* start DATA TO PROCESS *

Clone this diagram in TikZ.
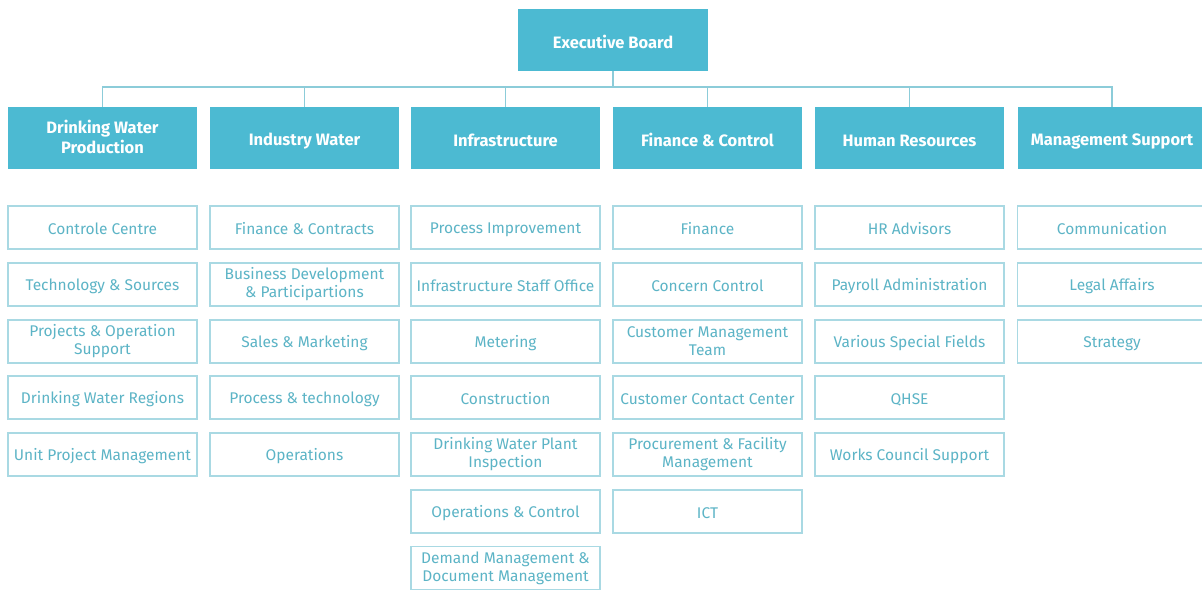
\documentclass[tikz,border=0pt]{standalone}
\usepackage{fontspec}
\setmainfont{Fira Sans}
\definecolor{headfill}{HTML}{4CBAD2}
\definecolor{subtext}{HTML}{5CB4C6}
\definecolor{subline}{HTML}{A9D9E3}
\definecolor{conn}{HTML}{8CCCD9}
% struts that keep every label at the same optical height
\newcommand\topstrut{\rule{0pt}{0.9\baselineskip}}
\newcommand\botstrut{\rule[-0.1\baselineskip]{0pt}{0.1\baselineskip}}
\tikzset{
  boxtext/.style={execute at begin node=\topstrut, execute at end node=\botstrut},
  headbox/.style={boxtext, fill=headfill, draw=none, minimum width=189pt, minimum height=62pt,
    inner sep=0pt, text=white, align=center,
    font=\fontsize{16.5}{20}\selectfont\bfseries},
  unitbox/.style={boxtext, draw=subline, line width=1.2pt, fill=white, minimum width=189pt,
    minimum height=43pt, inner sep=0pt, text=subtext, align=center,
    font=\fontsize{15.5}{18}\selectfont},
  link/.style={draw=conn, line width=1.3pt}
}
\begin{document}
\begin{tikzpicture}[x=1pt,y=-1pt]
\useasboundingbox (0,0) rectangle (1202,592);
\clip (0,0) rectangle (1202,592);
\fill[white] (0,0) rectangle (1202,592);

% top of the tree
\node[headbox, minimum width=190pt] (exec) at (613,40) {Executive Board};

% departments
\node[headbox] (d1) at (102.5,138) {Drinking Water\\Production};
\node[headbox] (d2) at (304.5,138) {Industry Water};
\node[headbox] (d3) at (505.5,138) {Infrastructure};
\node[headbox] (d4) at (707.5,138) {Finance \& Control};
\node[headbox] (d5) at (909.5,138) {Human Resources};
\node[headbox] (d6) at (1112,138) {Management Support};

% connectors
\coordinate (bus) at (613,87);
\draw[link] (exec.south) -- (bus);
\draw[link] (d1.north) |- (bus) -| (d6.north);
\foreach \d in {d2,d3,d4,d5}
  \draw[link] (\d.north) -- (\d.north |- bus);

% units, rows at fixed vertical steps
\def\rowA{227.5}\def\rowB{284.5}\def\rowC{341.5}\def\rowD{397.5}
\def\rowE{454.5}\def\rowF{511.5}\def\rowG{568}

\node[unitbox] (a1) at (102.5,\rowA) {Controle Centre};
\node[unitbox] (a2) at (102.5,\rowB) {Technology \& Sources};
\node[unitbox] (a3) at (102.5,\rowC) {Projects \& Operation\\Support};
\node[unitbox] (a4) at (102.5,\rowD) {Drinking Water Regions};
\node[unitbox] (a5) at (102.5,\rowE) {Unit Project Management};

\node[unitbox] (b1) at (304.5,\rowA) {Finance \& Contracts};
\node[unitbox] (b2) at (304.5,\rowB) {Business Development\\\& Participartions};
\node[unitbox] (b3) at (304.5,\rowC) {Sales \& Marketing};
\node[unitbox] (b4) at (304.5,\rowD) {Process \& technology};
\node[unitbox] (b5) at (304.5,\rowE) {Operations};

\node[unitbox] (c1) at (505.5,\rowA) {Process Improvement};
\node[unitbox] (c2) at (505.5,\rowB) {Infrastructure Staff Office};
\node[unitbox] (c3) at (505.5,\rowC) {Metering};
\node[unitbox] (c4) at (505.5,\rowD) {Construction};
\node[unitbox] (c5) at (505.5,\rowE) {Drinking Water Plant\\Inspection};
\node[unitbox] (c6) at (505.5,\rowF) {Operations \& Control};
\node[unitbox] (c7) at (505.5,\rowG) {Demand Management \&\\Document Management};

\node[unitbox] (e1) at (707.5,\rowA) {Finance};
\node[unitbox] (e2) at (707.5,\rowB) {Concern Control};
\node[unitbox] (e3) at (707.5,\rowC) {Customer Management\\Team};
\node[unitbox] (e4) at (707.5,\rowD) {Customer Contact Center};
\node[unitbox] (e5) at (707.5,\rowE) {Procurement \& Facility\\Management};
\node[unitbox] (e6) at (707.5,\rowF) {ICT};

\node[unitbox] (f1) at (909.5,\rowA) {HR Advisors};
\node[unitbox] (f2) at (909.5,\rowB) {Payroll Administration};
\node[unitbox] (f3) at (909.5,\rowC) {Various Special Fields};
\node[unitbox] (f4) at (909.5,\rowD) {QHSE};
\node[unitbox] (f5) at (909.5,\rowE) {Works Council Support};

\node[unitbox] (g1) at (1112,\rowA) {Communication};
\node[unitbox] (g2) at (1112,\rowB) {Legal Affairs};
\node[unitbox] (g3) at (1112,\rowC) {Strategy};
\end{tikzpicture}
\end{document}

* end DATA TO PROCESS *
* start DATA TO PROCESS *

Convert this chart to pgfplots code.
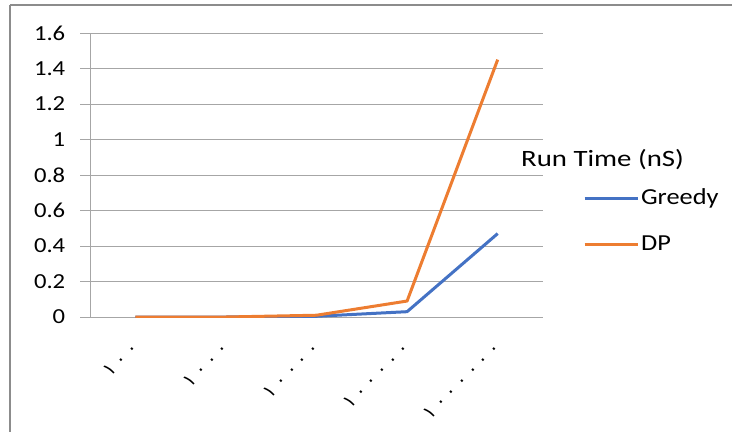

* end DATA TO PROCESS *

GOAL OF THE EXERCISE:
Reproduce, starting at the line containing "Clone this diagram in TikZ." and stopping after the line containing "minimum width=190pt] (exec)", each of those lines exactly and no others; leave pictures out.

EXERCISE SOLUTION:
Clone this diagram in TikZ.
\documentclass[tikz,border=0pt]{standalone}
\usepackage{fontspec}
\setmainfont{Fira Sans}
\definecolor{headfill}{HTML}{4CBAD2}
\definecolor{subtext}{HTML}{5CB4C6}
\definecolor{subline}{HTML}{A9D9E3}
\definecolor{conn}{HTML}{8CCCD9}
% struts that keep every label at the same optical height
\newcommand\topstrut{\rule{0pt}{0.9\baselineskip}}
\newcommand\botstrut{\rule[-0.1\baselineskip]{0pt}{0.1\baselineskip}}
\tikzset{
  boxtext/.style={execute at begin node=\topstrut, execute at end node=\botstrut},
  headbox/.style={boxtext, fill=headfill, draw=none, minimum width=189pt, minimum height=62pt,
    inner sep=0pt, text=white, align=center,
    font=\fontsize{16.5}{20}\selectfont\bfseries},
  unitbox/.style={boxtext, draw=subline, line width=1.2pt, fill=white, minimum width=189pt,
    minimum height=43pt, inner sep=0pt, text=subtext, align=center,
    font=\fontsize{15.5}{18}\selectfont},
  link/.style={draw=conn, line width=1.3pt}
}
\begin{document}
\begin{tikzpicture}[x=1pt,y=-1pt]
\useasboundingbox (0,0) rectangle (1202,592);
\clip (0,0) rectangle (1202,592);
\fill[white] (0,0) rectangle (1202,592);

% top of the tree
\node[headbox, minimum width=190pt] (exec) at (613,40) {Executive Board};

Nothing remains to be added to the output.